Much of Google's work in Washington is explaining what the company does, how government can use its tools, and reminding policy makers that many small businesses rely on the search and advertising giant.
"The vast majority of my time is spent educating people about the company and its economic footprint," said Brown, one of the chief lobbyists. She worked for the Bush White House and helped steer John Roberts and Samuel Alito through the Supreme Court confirmation process, and now helps organize the "Google 101" seminars on the Hill.
Davidson and Brown were scrambling last year when Google fought battles on two fronts -- defending its business deal with China, which censors some subjects in Google's online searches; and a protracted, complex fight with large telecom and cable companies over future Internet pricing and regulations.
Those issues are unresolved. Google's Bob Boorstin, a former national security expert in the Clinton administration, is negotiating with human-rights groups, other tech companies and investment funds to agree on best practices for Internet companies doing business in countries that practice censorship.
"We're at a tricky point, but I'm very optimistic we'll reach an agreement by the end of the year," Boorstin said.
Some of Google's most recent hires will deal with specific issues and disputes. Makan Delrahim, a former top antitrust attorney in the Bush administration, is on retainer to defend Google's proposed $3.1 billion acquisition of the digital ad firm DoubleClick, which will be reviewed by the Federal Trade Commission.
One new hire, Johanna Shelton, worked as a senior counsel for Rep. John Dingell, D-Mich., and chairman of the House Energy and Commerce Committee. That's the committee that handles almost every business issue that could impact Google.
Shelton has worked on copyright legislation, a huge issue with Google and its subsidiary YouTube in disputes with publishers and entertainment companies. She may also work on Google's recent proposal to use an auction model, based on the company's own ad auctions, for future unused broadcast spectrum.
Next year the Federal Communications Commission will consider ways to auction valuable spectrum space made available as television broadcasters move from an analog to digital transmission in 2009. A digital signal needs far less spectrum.
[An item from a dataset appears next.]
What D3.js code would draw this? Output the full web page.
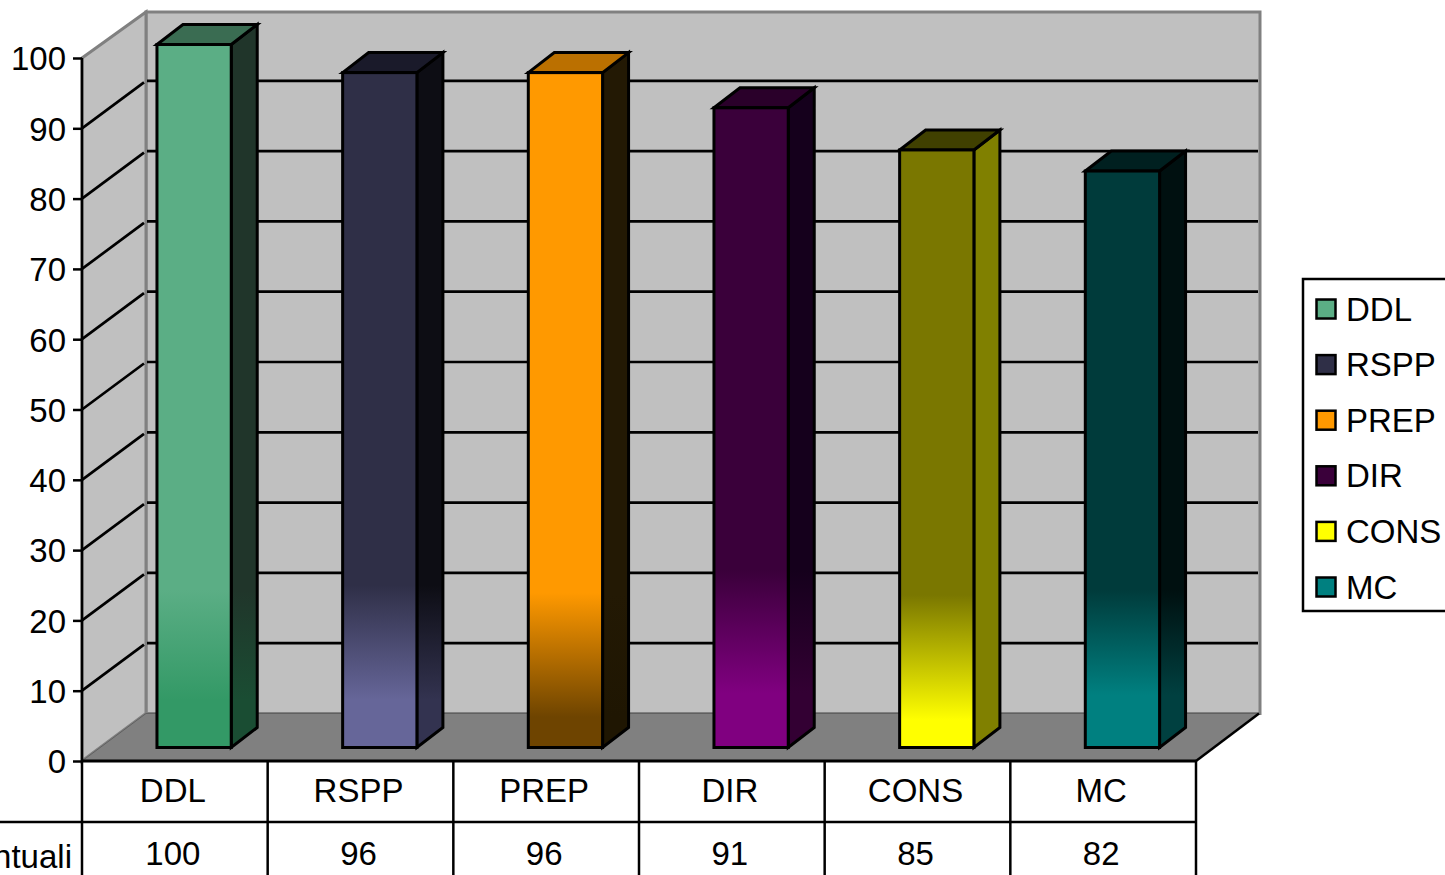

"That will be a big opportunity to expand access to the Internet," Davidson said. Google has made no decision on whether to make its own bid, he added.
Another new hire in Washington, John Burchett, will work with state and local governments on the company's growing interests, including new data centers. Burchett was chief of staff for Gov. Jennifer Granholm, a Michigan Democrat.
The overwhelming majority of political contributions from Google executives have gone to Democrats, so to improve its outreach to Republicans, Google last year added on retainer two lobbyists who were GOP senators -- Dan Coats and Connie Mack.
Google is pursuing some long-term projects that reflect its pledge for Internet openness, including its new blog on policy issues. It has joined with Microsoft and Yahoo to help federal agencies develop more user-friendly search of federal data.
Google's push into traditional lobbying and political activity has some critics. Sifry, co-editor of techpresident.com, said Google is missing an opportunity to leverage the loyalty of millions of users to create a different model for lobbying.
"The telecoms and cable companies have been greasing palms in Washington for decades, and you end up playing the game they wrote the rules for," Sifry said. "Google could reach millions directly and avoid that game."
But Google officials say the search giant is wary of making appeals to its users. In the meantime, the company will methodically pursue its current lobbying strategy, with outreach to both political parties on several fronts.
Short-term gains may be tempting, but in Washington, Brown said, Google is focused on long-term success.